(Plotting code records)
--- Begin ---

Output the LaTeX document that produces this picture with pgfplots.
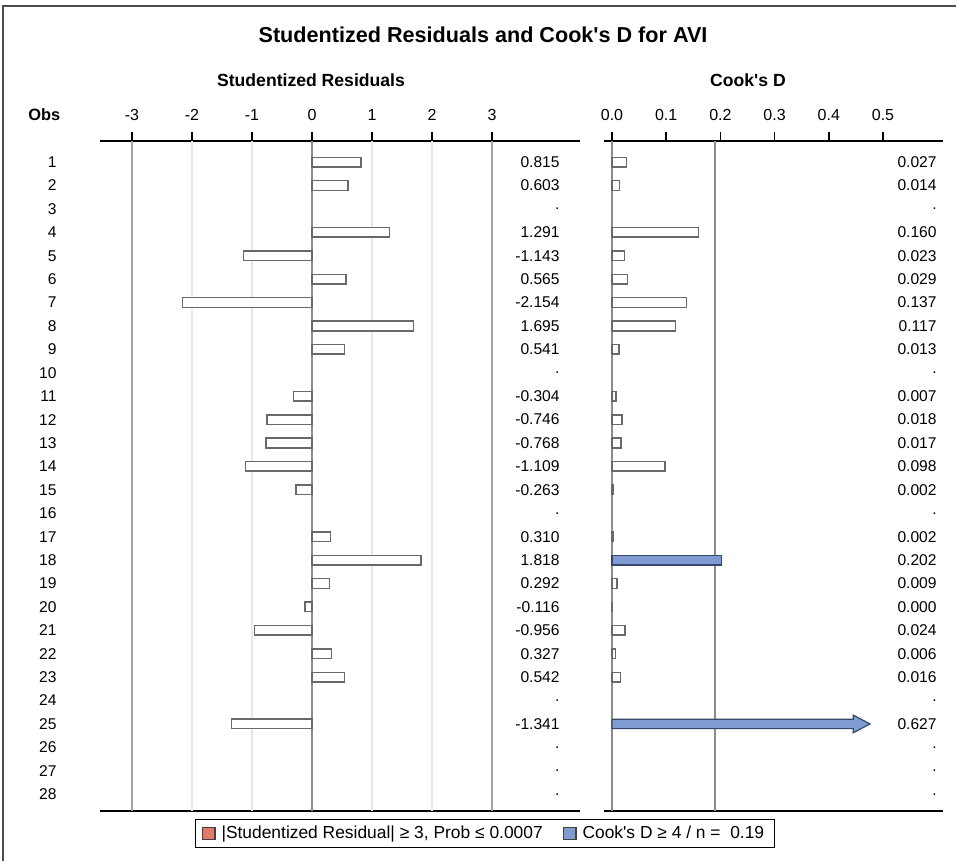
\documentclass[border=0pt]{standalone}
\usepackage{fontspec}
\setmainfont{Liberation Sans}
\usepackage{pgfplots}
\pgfplotsset{compat=1.18}
\definecolor{barline}{RGB}{105,105,105}
\definecolor{cookblue}{RGB}{127,155,207}
\definecolor{cookline}{RGB}{55,70,110}
\definecolor{resred}{RGB}{224,123,106}
\definecolor{gridlight}{RGB}{232,232,232}
\definecolor{griddark}{RGB}{165,165,165}
\definecolor{zeroline}{RGB}{140,140,140}
\newcommand\valfont{\fontsize{7.8}{9}\selectfont}
\pgfplotsset{
  panel/.style={
    scale only axis, height=335pt, y dir=reverse, ymin=0.1, ymax=28.72,
    separate axis lines,
    x axis line style={draw=black, line width=0.6pt},
    y axis line style={draw=none},
    xtick pos=top, xticklabel pos=top, tick align=outside,
    major tick length=4pt,
    xtick style={draw=none},
    ytick style={draw=none},
    xticklabel style={font=\fontsize{8}{9}\selectfont, yshift=2.5pt},
    clip=false,
  },
  wbar/.style={xbar, bar width=4.8pt, bar shift=0pt, draw=barline, line width=0.75pt, fill=white},
  bbar/.style={xbar, bar width=4.8pt, bar shift=0pt, draw=cookline, line width=0.75pt, fill=cookblue},
  vals/.style={only marks, mark=*, mark size=0pt, mark options={draw=none, fill=none},
    nodes near coords, point meta=explicit symbolic,
    nodes near coords style={anchor=east, inner sep=0pt, font=\valfont}},
}
\begin{document}
\begin{tikzpicture}
\path[use as bounding box] (0,0) rectangle (478pt,-430.5pt);
\draw[black!70, line width=0.6pt] (1.5pt,-430.5pt) -- (1.5pt,-3pt) -- (478pt,-3pt);
\node[font=\bfseries\fontsize{10.8}{12}\selectfont] at (241.5pt,-17.5pt) {Studentized Residuals and Cook\textquotesingle s D for AVI};
\node[font=\bfseries\fontsize{8.8}{10}\selectfont] at (155.5pt,-40pt) {Studentized Residuals};
\node[font=\bfseries\fontsize{8.8}{10}\selectfont] at (374pt,-40pt) {Cook\textquotesingle s D};
\node[font=\bfseries\fontsize{8.2}{10}\selectfont, anchor=west, inner sep=0pt] at (14pt,-57.5pt) {Obs};

% ---------------- Left panel: studentized residuals ----------------
\begin{axis}[panel, at={(50pt,-70.5pt)}, anchor=north west, width=240pt,
  xmin=-3.533, xmax=4.467,
  xtick={-3,-2,-1,0,1,2,3}, xticklabels={-3,-2,-1,0,1,2,3},
  ytick={1,2,...,28},
  yticklabels={1,2,3,4,5,6,7,8,9,10,11,12,13,14,15,16,17,18,19,20,21,22,23,24,25,26,27,28},
  yticklabel style={anchor=east, inner sep=0pt, xshift=-17.5pt, font=\valfont},
  legend columns=2,
  legend image code/.code={\draw[#1] (0pt,-3pt) rectangle (6.3pt,3pt);},
  legend style={at={(0.802,-0.0336)}, anchor=center, draw=black, line width=0.6pt,
    font=\fontsize{8.7}{10}\selectfont, inner xsep=3pt, inner ysep=1.2pt,
    /tikz/every even column/.append style={column sep=8pt},
    /tikz/every odd column/.append style={column sep=1pt}},
]
\addlegendimage{fill=resred, draw=black!75, line width=0.6pt}
\addlegendentry{|Studentized Residual| ≥ 3, Prob ≤ 0.0007}
\addlegendimage{fill=cookblue, draw=black!75, line width=0.6pt}
\addlegendentry{Cook\textquotesingle s D ≥ 4 / n =\ \ 0.19}
% reference lines
\addplot[gridlight, line width=0.6pt] coordinates {(-2,0.1) (-2,28.72)};
\addplot[gridlight, line width=0.6pt] coordinates {(-1,0.1) (-1,28.72)};
\addplot[gridlight, line width=0.6pt] coordinates {(1,0.1) (1,28.72)};
\addplot[gridlight, line width=0.6pt] coordinates {(2,0.1) (2,28.72)};
\addplot[griddark, line width=0.8pt] coordinates {(-3,0.1) (-3,28.72)};
\addplot[griddark, line width=0.8pt] coordinates {(3,0.1) (3,28.72)};
\addplot[zeroline, line width=0.6pt] coordinates {(0,0.1) (0,28.72)};
% bars
\addplot[wbar] coordinates {
(0.815,1) (0.603,2) (1.291,4) (-1.143,5) (0.565,6) (-2.154,7) (1.695,8) (0.541,9)
(-0.304,11) (-0.746,12) (-0.768,13) (-1.109,14) (-0.263,15)
(0.310,17) (1.818,18) (0.292,19) (-0.116,20) (-0.956,21) (0.327,22) (0.542,23)
(-1.341,25)};
% values column
\addplot[vals] coordinates {
(4.133,1)[0.815] (4.133,2)[0.603] (4.133,3)[.] (4.133,4)[1.291] (4.133,5)[-1.143]
(4.133,6)[0.565] (4.133,7)[-2.154] (4.133,8)[1.695] (4.133,9)[0.541] (4.133,10)[.]
(4.133,11)[-0.304] (4.133,12)[-0.746] (4.133,13)[-0.768] (4.133,14)[-1.109] (4.133,15)[-0.263]
(4.133,16)[.] (4.133,17)[0.310] (4.133,18)[1.818] (4.133,19)[0.292] (4.133,20)[-0.116]
(4.133,21)[-0.956] (4.133,22)[0.327] (4.133,23)[0.542] (4.133,24)[.] (4.133,25)[-1.341]
(4.133,26)[.] (4.133,27)[.] (4.133,28)[.]};
\end{axis}

% ---------------- Right panel: Cook's D ----------------
\begin{axis}[panel, at={(302pt,-70.5pt)}, anchor=north west, width=169.5pt,
  xmin=-0.01476, xmax=0.6107,
  xtick={0,0.1,0.2,0.3,0.4,0.5}, xticklabels={0.0,0.1,0.2,0.3,0.4,0.5},
  ytick=\empty,
]
\addplot[zeroline, line width=0.6pt] coordinates {(0,0.1) (0,28.72)};
\addplot[zeroline, line width=0.6pt] coordinates {(0.19,0.1) (0.19,28.72)};
\addplot[wbar] coordinates {
(0.027,1) (0.014,2) (0.160,4) (0.023,5) (0.029,6) (0.137,7) (0.117,8) (0.013,9)
(0.007,11) (0.018,12) (0.017,13) (0.098,14) (0.002,15)
(0.002,17) (0.009,19) (0.000,20) (0.024,21) (0.006,22) (0.016,23)};
\addplot[bbar] coordinates {(0.202,18)};
% clipped bar for obs 25 (0.627) drawn as an arrow
\addplot[draw=cookline, fill=cookblue, line width=0.6pt] coordinates {
(0,24.8) (0.445,24.8) (0.445,24.62) (0.476,25) (0.445,25.38) (0.445,25.2) (0,25.2) (0,24.8)};
\addplot[vals] coordinates {
(0.5996,1)[0.027] (0.5996,2)[0.014] (0.5996,3)[.] (0.5996,4)[0.160] (0.5996,5)[0.023]
(0.5996,6)[0.029] (0.5996,7)[0.137] (0.5996,8)[0.117] (0.5996,9)[0.013] (0.5996,10)[.]
(0.5996,11)[0.007] (0.5996,12)[0.018] (0.5996,13)[0.017] (0.5996,14)[0.098] (0.5996,15)[0.002]
(0.5996,16)[.] (0.5996,17)[0.002] (0.5996,18)[0.202] (0.5996,19)[0.009] (0.5996,20)[0.000]
(0.5996,21)[0.024] (0.5996,22)[0.006] (0.5996,23)[0.016] (0.5996,24)[.] (0.5996,25)[0.627]
(0.5996,26)[.] (0.5996,27)[.] (0.5996,28)[.]};
\end{axis}
% tick marks above the top axis lines (axis decoration)
\foreach \xx in {66,96,126,156,186,216,246,306,333.1,360.2,387.3,414.4,441.5} {
  \draw[black, line width=0.8pt] (\xx pt,-70.6pt) -- (\xx pt,-66.2pt);
}
\end{tikzpicture}
\end{document}
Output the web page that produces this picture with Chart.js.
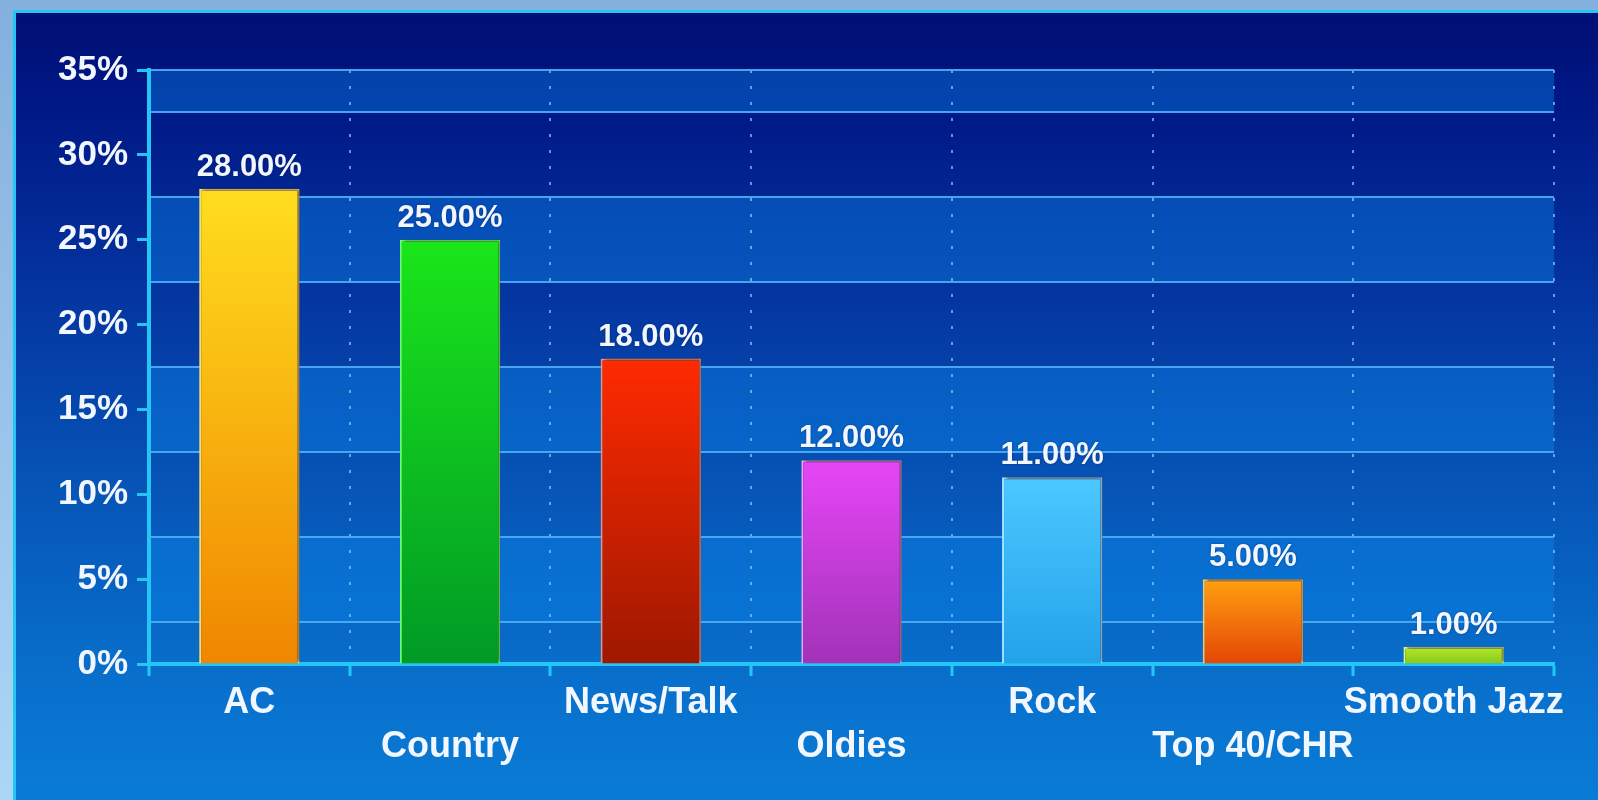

--- End ---

= WHAT THE EXERCISE ASKS =
Only a number is wanted: how many lines above include "this"?

= FINAL RESULT =
2